§ Source excerpt
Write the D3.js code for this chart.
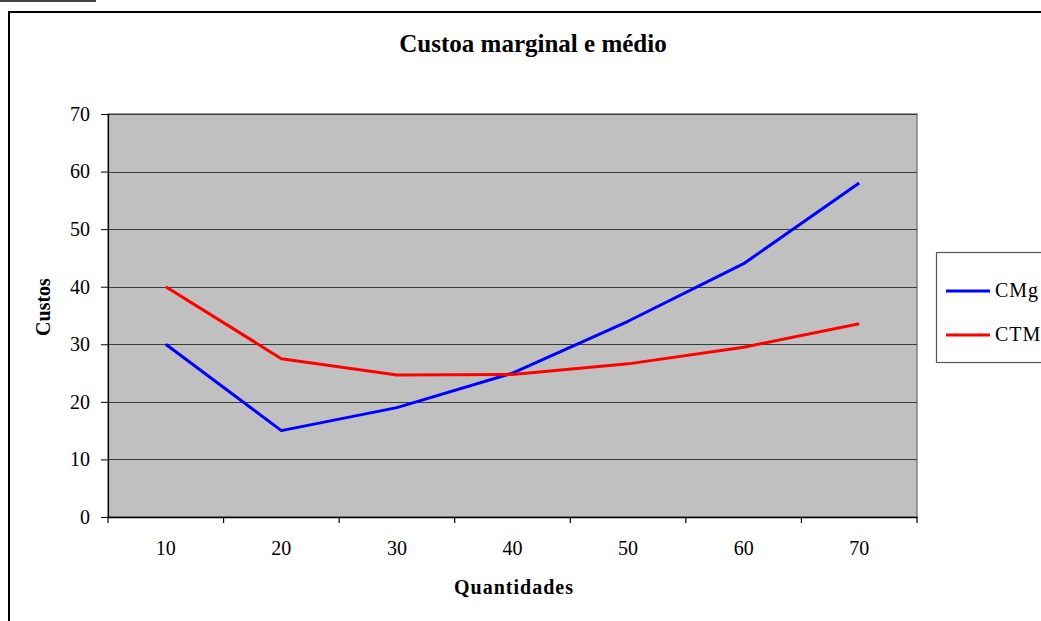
<!DOCTYPE html>
<html>
<head>
<meta charset="utf-8">
<script src="https://cdn.jsdelivr.net/npm/d3@7"></script>
<style>
  body { margin: 0; background: #fff; }
  svg text { font-family: "Liberation Serif", "Times New Roman", serif; }
</style>
</head>
<body>
<svg width="1041" height="621"></svg>
<script>
// data
var quantidades = ["10", "20", "30", "40", "50", "60", "70"];
var cmg = [30, 15, 19, 25, 34, 44, 58];
var ctm = [40, 27.5, 24.67, 24.75, 26.6, 29.5, 33.57];
var yTicks = [0, 10, 20, 30, 40, 50, 60, 70];
var seriesNames = ["CMg", "CTM"];
var seriesColors = ["#0000ff", "#ff0000"];

var svg = d3.select("svg"),
    plot = {left: 108, top: 114, right: 917, bottom: 517};

// fragment of the page line above the chart
svg.append("line").attr("x1", 0).attr("x2", 96).attr("y1", 1).attr("y2", 1)
    .attr("stroke", "#000").attr("stroke-width", 1.5);

// outer chart frame (runs off the page right and bottom)
svg.append("rect")
    .attr("x", 9).attr("y", 12).attr("width", 1100).attr("height", 700)
    .attr("fill", "#fff").attr("stroke", "#000").attr("stroke-width", 2);

var x = d3.scaleBand().domain(quantidades).range([plot.left, plot.right]);
var y = d3.scaleLinear().domain([0, 70]).range([plot.bottom, plot.top]);

// grey plot area
svg.append("rect")
    .attr("x", plot.left).attr("y", plot.top)
    .attr("width", plot.right - plot.left).attr("height", plot.bottom - plot.top)
    .attr("fill", "#c0c0c0").attr("stroke", "#808080").attr("stroke-width", 1.5);

// gridlines
svg.append("g").selectAll("line")
    .data(yTicks.slice(1))
    .enter().append("line")
      .attr("x1", plot.left).attr("x2", plot.right)
      .attr("y1", function(d) { return Math.round(y(d)) + 0.5; })
      .attr("y2", function(d) { return Math.round(y(d)) + 0.5; })
      .attr("stroke", "#3a3a3a").attr("stroke-width", 1.2);

// y axis
var yAxis = svg.append("g")
    .attr("transform", "translate(" + plot.left + ",0)")
    .call(d3.axisLeft(y).tickValues(yTicks).tickSize(7).tickPadding(11));
yAxis.select(".domain").attr("stroke", "#000").attr("stroke-width", 1.2);
yAxis.selectAll(".tick line").attr("stroke", "#000");
yAxis.selectAll("text").attr("font-size", 20).attr("fill", "#000")
    .attr("font-family", "Liberation Serif");

// x axis: ticks at the band edges, labels in the middle
var xAxis = svg.append("g")
    .attr("transform", "translate(0," + plot.bottom + ")")
    .call(d3.axisBottom(x).tickSize(0).tickPadding(24));
xAxis.select(".domain").attr("stroke", "#000").attr("stroke-width", 1.5);
xAxis.selectAll("text").attr("font-size", 20).attr("fill", "#000")
    .attr("font-family", "Liberation Serif");
xAxis.selectAll(".edge")
    .data(d3.range(quantidades.length + 1))
    .enter().append("line")
      .attr("class", "edge")
      .attr("x1", function(i) { return plot.left + i * x.step(); })
      .attr("x2", function(i) { return plot.left + i * x.step(); })
      .attr("y1", 0).attr("y2", 6)
      .attr("stroke", "#000").attr("stroke-width", 1.2);

// lines
var line = d3.line()
    .x(function(d, i) { return x(quantidades[i]) + x.bandwidth() / 2; })
    .y(function(d) { return y(d); });

[cmg, ctm].forEach(function(s, k) {
  svg.append("path")
      .datum(s)
      .attr("fill", "none")
      .attr("stroke", seriesColors[k])
      .attr("stroke-width", 3)
      .attr("stroke-linejoin", "round")
      .attr("d", line);
});

// titles
svg.append("text")
    .attr("x", 533).attr("y", 52)
    .attr("text-anchor", "middle")
    .attr("font-size", 25).attr("font-weight", "bold")
    .text("Custoa marginal e médio");

svg.append("text")
    .attr("transform", "translate(50,307) rotate(-90)")
    .attr("text-anchor", "middle")
    .attr("font-size", 20).attr("font-weight", "bold")
    .text("Custos");

svg.append("text")
    .attr("x", 514).attr("y", 594)
    .attr("text-anchor", "middle")
    .attr("font-size", 20).attr("font-weight", "bold")
    .attr("letter-spacing", 1)
    .text("Quantidades");

// legend
var legend = svg.append("g");
legend.append("rect")
    .attr("x", 936.5).attr("y", 252.5).attr("width", 200).attr("height", 110)
    .attr("fill", "#fff").attr("stroke", "#555").attr("stroke-width", 1.2);

var item = legend.selectAll(".item")
    .data(seriesNames)
    .enter().append("g")
      .attr("class", "item")
      .attr("transform", function(d, i) { return "translate(0," + (291 + i * 44) + ")"; });
item.append("line")
    .attr("x1", 946).attr("x2", 990)
    .attr("stroke", function(d, i) { return seriesColors[i]; })
    .attr("stroke-width", 3);
item.append("text")
    .attr("x", 995).attr("y", 6)
    .attr("font-size", 20)
    .attr("letter-spacing", 1)
    .text(function(d) { return d; });
</script>
</body>
</html>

§ What the task asks
Your task is to repeat the material above exactly, without its pictures.

§ Task result
Write the D3.js code for this chart.
<!DOCTYPE html>
<html>
<head>
<meta charset="utf-8">
<script src="https://cdn.jsdelivr.net/npm/d3@7"></script>
<style>
  body { margin: 0; background: #fff; }
  svg text { font-family: "Liberation Serif", "Times New Roman", serif; }
</style>
</head>
<body>
<svg width="1041" height="621"></svg>
<script>
// data
var quantidades = ["10", "20", "30", "40", "50", "60", "70"];
var cmg = [30, 15, 19, 25, 34, 44, 58];
var ctm = [40, 27.5, 24.67, 24.75, 26.6, 29.5, 33.57];
var yTicks = [0, 10, 20, 30, 40, 50, 60, 70];
var seriesNames = ["CMg", "CTM"];
var seriesColors = ["#0000ff", "#ff0000"];

var svg = d3.select("svg"),
    plot = {left: 108, top: 114, right: 917, bottom: 517};

// fragment of the page line above the chart
svg.append("line").attr("x1", 0).attr("x2", 96).attr("y1", 1).attr("y2", 1)
    .attr("stroke", "#000").attr("stroke-width", 1.5);

// outer chart frame (runs off the page right and bottom)
svg.append("rect")
    .attr("x", 9).attr("y", 12).attr("width", 1100).attr("height", 700)
    .attr("fill", "#fff").attr("stroke", "#000").attr("stroke-width", 2);

var x = d3.scaleBand().domain(quantidades).range([plot.left, plot.right]);
var y = d3.scaleLinear().domain([0, 70]).range([plot.bottom, plot.top]);

// grey plot area
svg.append("rect")
    .attr("x", plot.left).attr("y", plot.top)
    .attr("width", plot.right - plot.left).attr("height", plot.bottom - plot.top)
    .attr("fill", "#c0c0c0").attr("stroke", "#808080").attr("stroke-width", 1.5);

// gridlines
svg.append("g").selectAll("line")
    .data(yTicks.slice(1))
    .enter().append("line")
      .attr("x1", plot.left).attr("x2", plot.right)
      .attr("y1", function(d) { return Math.round(y(d)) + 0.5; })
      .attr("y2", function(d) { return Math.round(y(d)) + 0.5; })
      .attr("stroke", "#3a3a3a").attr("stroke-width", 1.2);

// y axis
var yAxis = svg.append("g")
    .attr("transform", "translate(" + plot.left + ",0)")
    .call(d3.axisLeft(y).tickValues(yTicks).tickSize(7).tickPadding(11));
yAxis.select(".domain").attr("stroke", "#000").attr("stroke-width", 1.2);
yAxis.selectAll(".tick line").attr("stroke", "#000");
yAxis.selectAll("text").attr("font-size", 20).attr("fill", "#000")
    .attr("font-family", "Liberation Serif");

// x axis: ticks at the band edges, labels in the middle
var xAxis = svg.append("g")
    .attr("transform", "translate(0," + plot.bottom + ")")
    .call(d3.axisBottom(x).tickSize(0).tickPadding(24));
xAxis.select(".domain").attr("stroke", "#000").attr("stroke-width", 1.5);
xAxis.selectAll("text").attr("font-size", 20).attr("fill", "#000")
    .attr("font-family", "Liberation Serif");
xAxis.selectAll(".edge")
    .data(d3.range(quantidades.length + 1))
    .enter().append("line")
      .attr("class", "edge")
      .attr("x1", function(i) { return plot.left + i * x.step(); })
      .attr("x2", function(i) { return plot.left + i * x.step(); })
      .attr("y1", 0).attr("y2", 6)
      .attr("stroke", "#000").attr("stroke-width", 1.2);

// lines
var line = d3.line()
    .x(function(d, i) { return x(quantidades[i]) + x.bandwidth() / 2; })
    .y(function(d) { return y(d); });

[cmg, ctm].forEach(function(s, k) {
  svg.append("path")
      .datum(s)
      .attr("fill", "none")
      .attr("stroke", seriesColors[k])
      .attr("stroke-width", 3)
      .attr("stroke-linejoin", "round")
      .attr("d", line);
});

// titles
svg.append("text")
    .attr("x", 533).attr("y", 52)
    .attr("text-anchor", "middle")
    .attr("font-size", 25).attr("font-weight", "bold")
    .text("Custoa marginal e médio");

svg.append("text")
    .attr("transform", "translate(50,307) rotate(-90)")
    .attr("text-anchor", "middle")
    .attr("font-size", 20).attr("font-weight", "bold")
    .text("Custos");

svg.append("text")
    .attr("x", 514).attr("y", 594)
    .attr("text-anchor", "middle")
    .attr("font-size", 20).attr("font-weight", "bold")
    .attr("letter-spacing", 1)
    .text("Quantidades");

// legend
var legend = svg.append("g");
legend.append("rect")
    .attr("x", 936.5).attr("y", 252.5).attr("width", 200).attr("height", 110)
    .attr("fill", "#fff").attr("stroke", "#555").attr("stroke-width", 1.2);

var item = legend.selectAll(".item")
    .data(seriesNames)
    .enter().append("g")
      .attr("class", "item")
      .attr("transform", function(d, i) { return "translate(0," + (291 + i * 44) + ")"; });
item.append("line")
    .attr("x1", 946).attr("x2", 990)
    .attr("stroke", function(d, i) { return seriesColors[i]; })
    .attr("stroke-width", 3);
item.append("text")
    .attr("x", 995).attr("y", 6)
    .attr("font-size", 20)
    .attr("letter-spacing", 1)
    .text(function(d) { return d; });
</script>
</body>
</html>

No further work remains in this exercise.